====== Dataset records ======

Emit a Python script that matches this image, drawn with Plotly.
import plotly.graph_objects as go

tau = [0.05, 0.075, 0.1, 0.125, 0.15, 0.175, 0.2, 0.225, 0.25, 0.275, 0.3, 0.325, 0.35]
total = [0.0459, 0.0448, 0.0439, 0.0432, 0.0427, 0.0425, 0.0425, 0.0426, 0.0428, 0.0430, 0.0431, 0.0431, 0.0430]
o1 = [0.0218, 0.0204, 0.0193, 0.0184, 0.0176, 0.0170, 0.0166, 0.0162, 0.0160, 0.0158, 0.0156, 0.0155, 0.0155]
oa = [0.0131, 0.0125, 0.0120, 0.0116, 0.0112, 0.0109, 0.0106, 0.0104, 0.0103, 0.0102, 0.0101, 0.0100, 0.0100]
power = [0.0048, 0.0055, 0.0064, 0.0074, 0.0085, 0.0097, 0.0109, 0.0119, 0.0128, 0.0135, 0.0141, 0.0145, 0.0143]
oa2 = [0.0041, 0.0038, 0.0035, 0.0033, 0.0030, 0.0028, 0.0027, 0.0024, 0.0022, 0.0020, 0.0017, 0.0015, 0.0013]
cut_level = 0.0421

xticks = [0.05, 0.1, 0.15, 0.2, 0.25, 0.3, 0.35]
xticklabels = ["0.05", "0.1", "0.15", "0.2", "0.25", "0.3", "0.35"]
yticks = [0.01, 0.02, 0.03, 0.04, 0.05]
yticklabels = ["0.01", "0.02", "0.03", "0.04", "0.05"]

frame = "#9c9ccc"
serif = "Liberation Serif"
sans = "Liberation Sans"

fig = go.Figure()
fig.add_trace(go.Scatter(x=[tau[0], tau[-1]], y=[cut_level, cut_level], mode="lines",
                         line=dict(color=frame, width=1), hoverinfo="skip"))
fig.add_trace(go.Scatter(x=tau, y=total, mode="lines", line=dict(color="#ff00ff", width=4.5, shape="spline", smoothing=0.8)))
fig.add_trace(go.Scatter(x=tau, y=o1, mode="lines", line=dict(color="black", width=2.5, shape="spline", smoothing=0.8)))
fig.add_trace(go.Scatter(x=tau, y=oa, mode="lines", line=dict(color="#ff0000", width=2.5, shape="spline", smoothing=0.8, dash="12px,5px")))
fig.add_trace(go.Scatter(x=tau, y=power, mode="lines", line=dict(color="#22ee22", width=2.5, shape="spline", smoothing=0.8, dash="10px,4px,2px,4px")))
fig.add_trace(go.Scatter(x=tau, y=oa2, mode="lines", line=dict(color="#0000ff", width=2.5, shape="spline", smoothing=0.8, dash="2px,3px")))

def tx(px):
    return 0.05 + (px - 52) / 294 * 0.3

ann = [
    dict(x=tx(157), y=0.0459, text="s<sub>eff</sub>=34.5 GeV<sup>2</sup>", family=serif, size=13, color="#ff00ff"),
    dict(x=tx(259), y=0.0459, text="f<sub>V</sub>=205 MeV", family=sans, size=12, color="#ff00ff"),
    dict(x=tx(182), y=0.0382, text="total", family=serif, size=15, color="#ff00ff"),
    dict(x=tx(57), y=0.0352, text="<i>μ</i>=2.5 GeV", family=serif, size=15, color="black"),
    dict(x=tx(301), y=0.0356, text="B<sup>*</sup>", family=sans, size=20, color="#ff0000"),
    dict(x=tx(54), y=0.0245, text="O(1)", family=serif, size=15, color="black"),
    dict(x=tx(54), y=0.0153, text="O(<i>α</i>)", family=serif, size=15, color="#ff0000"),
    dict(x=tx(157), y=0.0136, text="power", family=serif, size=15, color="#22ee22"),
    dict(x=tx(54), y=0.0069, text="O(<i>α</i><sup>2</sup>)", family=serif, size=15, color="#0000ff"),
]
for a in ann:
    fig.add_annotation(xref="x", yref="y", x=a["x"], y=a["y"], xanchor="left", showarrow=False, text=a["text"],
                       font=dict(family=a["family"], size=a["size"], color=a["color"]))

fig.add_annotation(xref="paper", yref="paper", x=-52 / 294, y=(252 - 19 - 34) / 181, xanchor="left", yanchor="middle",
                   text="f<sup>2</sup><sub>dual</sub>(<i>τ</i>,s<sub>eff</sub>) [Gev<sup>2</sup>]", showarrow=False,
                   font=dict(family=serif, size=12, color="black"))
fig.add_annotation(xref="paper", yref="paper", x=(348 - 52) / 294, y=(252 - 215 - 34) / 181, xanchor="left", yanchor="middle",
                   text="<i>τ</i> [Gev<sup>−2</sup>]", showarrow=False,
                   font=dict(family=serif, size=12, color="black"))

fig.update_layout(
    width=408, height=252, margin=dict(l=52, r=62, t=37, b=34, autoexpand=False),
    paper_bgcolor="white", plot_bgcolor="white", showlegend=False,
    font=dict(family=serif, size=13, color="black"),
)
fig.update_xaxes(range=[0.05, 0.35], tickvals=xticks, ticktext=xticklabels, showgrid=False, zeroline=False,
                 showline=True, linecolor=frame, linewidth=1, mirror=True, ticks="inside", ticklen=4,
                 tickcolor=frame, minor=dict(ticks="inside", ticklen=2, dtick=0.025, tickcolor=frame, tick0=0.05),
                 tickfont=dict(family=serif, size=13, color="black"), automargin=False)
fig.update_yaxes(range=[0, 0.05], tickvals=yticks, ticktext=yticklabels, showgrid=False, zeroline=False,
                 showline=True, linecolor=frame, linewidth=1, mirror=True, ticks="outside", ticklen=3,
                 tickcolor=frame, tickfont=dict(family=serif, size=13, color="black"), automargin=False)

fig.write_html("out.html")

======
====== Dataset records ======

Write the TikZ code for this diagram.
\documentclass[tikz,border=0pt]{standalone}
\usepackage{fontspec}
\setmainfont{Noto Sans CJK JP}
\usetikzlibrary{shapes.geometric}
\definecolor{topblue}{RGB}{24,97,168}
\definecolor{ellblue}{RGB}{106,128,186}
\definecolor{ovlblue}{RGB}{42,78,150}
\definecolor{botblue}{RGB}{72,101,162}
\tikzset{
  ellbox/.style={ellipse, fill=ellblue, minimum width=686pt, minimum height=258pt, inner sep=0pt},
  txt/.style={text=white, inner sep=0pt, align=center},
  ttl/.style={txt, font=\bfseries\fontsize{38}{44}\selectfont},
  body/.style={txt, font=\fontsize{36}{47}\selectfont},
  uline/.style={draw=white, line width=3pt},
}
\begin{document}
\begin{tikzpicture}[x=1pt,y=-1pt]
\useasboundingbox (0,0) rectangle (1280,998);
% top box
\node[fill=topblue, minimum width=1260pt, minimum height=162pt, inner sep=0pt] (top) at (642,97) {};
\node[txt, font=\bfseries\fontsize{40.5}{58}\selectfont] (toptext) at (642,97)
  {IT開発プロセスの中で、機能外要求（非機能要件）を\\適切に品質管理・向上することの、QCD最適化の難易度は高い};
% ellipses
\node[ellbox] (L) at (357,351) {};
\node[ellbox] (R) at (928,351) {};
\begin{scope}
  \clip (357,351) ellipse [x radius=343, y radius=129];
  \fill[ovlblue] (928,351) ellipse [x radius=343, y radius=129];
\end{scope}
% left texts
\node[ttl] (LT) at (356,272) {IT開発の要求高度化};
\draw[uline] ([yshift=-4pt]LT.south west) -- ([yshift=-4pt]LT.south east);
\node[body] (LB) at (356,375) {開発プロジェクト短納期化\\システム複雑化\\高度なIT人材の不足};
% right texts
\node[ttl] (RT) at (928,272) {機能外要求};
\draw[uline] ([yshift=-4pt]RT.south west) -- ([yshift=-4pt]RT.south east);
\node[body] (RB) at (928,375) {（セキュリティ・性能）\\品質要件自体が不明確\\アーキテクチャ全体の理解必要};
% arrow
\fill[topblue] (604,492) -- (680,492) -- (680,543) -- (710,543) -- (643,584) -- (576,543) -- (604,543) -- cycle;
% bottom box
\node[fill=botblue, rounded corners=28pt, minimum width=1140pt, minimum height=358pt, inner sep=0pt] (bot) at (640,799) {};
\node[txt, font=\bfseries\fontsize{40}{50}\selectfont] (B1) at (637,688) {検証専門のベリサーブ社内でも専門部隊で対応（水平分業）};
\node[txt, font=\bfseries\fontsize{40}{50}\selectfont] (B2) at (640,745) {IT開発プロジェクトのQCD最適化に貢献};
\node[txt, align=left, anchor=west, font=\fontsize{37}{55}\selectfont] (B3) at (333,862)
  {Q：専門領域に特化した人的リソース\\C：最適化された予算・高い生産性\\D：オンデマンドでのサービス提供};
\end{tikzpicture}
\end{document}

======
====== Dataset records ======

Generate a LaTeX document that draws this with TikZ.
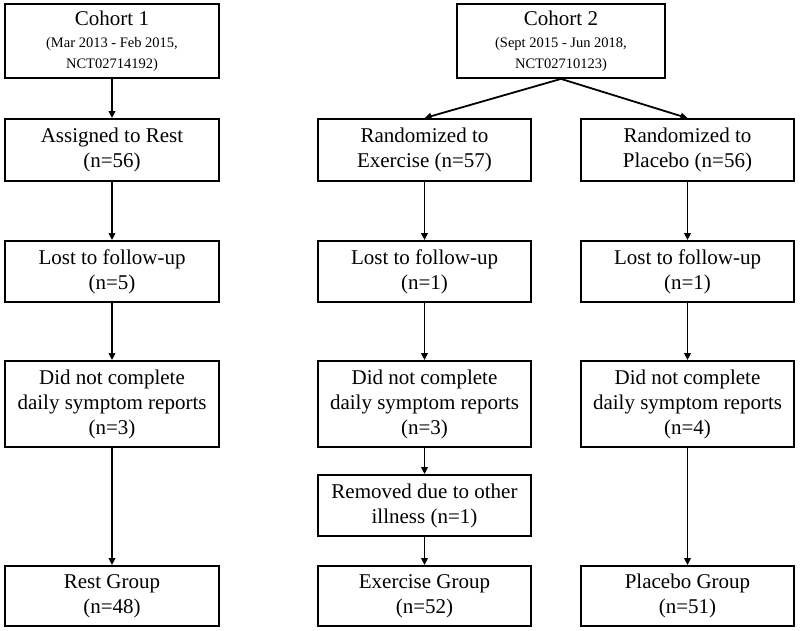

======

* **Problem to solve**: Retype the records above, but only those lines that fall between the line containing "Emit a Python" and the line containing "import plotly.graph_objects as go", with both of those lines included, exactly as written.

* **Right answer**:
Emit a Python script that matches this image, drawn with Plotly.
import plotly.graph_objects as go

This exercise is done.